Von Illertissen nach Hollywood
Fernab der schwäbischen Heimat ist er zum Regiestar geworden. Nun reist Marc Forster mit Winnie Puuh zurück in seine Kindheit
err Forster, Ihr neuer Film „Christopher Robin“handelt von Winnie Puuh, dem vielleicht berühmtesten Bären der Welt. Haben Sie zu dieser einst von A.A. Milne geschaffenen Figur einen persönlichen Bezug?
Marc Forster: Meine Mutter hatte die Bücher, aber wenn ich zurückdenke an meine Kindheit, dann fallen mir zuerst weniger die Geschichten von Milne ein, sondern die zugehörigen, liebevollen Zeichnungen von E.H. Shephard. Die haben einen unglaublichen emotionalen Eindruck bei mir hinterlassen.
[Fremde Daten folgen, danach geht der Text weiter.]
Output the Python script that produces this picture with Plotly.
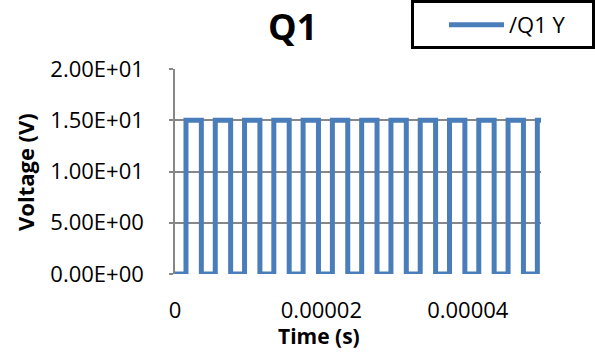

Später habe ich dann Puuh und seine Freunde allerdings ein wenig vergessen. Bis ich mich vor 15 Jahren viel mit asiatischer Philosophie beschäftigte und das Buch „The Tao of Pooh“von Benjamin Hoff stieß. Für ihn ist Puuh mit seinen Sprüchen und Weisheiten, den sogenannten Puuh-isms, die westliche Antwort auf jemanden wie Lao-Tse.
Und das gab dann den Ausschlag für Sie, ihn zurück auf die Leinwand zu holen?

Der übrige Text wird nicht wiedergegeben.